Personally, I think he is pissing into the wind in this attempt to hijack the meaning of a word. People in economics and related fields tend to take 'rational' as a term that can be freely equated to their own preferred methodology, and they use various hyphenated rationalities when they need to compare methodologies.

The charitable interpretation of Eliezer's position here is that he doesn't want to tie the word 'rational' to any particular methodology. He wants to tie it to "winning". So that, if someone comes up with a better decision theory (for example), he wants to evaluate the 'rationality' of that theory by the criterion of whether it wins, rather than by the criterion of whether it matches the orthodox methodology.

I don't have a problem with that definition. It seems the most useful one. It is just that being maximally rational doesn't make you win all the time. It maximizes winning. Or expected winning. Something like that. It doesn't make you guess lotto numbers perfectly or generally act like you're save scumming the universe.

The rational belief isn't that United won. It's that United has some high probability of having won.

I think the rational is the closest to true you can possibly [edit: justifiably] get from where you are.

Notice that in your example you introduce a third person perspective which is aware of the misprint. From Rob's perspective the rational is to believe the newspaper. If he knew of the misprint as the third-person perspective seems to, the rational would be not to believe the news paper.

However, to reach a position where you can say "The rational belief is X, but the true belief is Y", it means you are making this distinction from the same perspective, which you shouldn't be able to do if you're defining 'rational' as most of us do.

"I think the rational is the closest to true you can possibly get from where you are."

The truth is the closest you can get to the truth. Suppose Rob reads the newspaper but then believes that City won because their his team and it would make him happy if they won. His belief would be closer to the truth, but it would not be rational.

That can be patched with editing to "the rational is the closest to true you can justifiably get from where you are".

I'm taking a page from the definition of knowledge as 'justified true belief'. The belief that his team won would be true but not justified. Just as a broken clock is right twice a day but that still doesn't make it a reliable time measurement apparatus.

So I can use "unjustifiable" methods to get even closer to the truth? Screw "rationality", then!

Not consistently, which is the point.

So I can use "unjustifiable" methods to get even closer to the truth? Screw "rationality", then!

Yes, you can. But with a lower probability. At the limiting case you can add or subtract an epsilon from the 'rational' probability assignment and you will be closer to the truth (0.5 - _different_epsilon_) of the time.

This applies to instrumental rationality too. A lucky guess will win you the lottery. An expected utility calculation will not (except when extremely desperate and similarly lucky).

Did you see me mentioning methods anywhere? If a method can get you closer to truth, then that is its justification. But in the example given the method was "it would make him happy if they won". This is not a reliable method for reaching truth and on average will get you farther from it.

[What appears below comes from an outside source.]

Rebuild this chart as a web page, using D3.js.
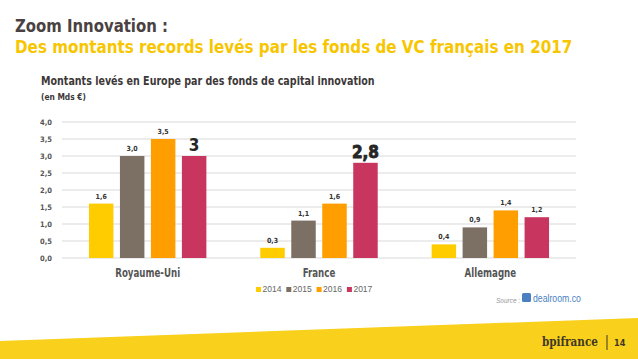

In this case, the rational belief is that United won, but the true belief is that City won.

Given the information that City indeed won, it is rational to believe that City won, and one who has that information could also say that (for all they know) it's true that City won. Given information that United won, it is rational to believe that United won, and one who has that information could also say that (for all they know) it's true that United won. All this with some levels of certainty, which would be less for reading bare stats one time in one newspaper, and much higher when evidence is received from multiple error-resistant sources.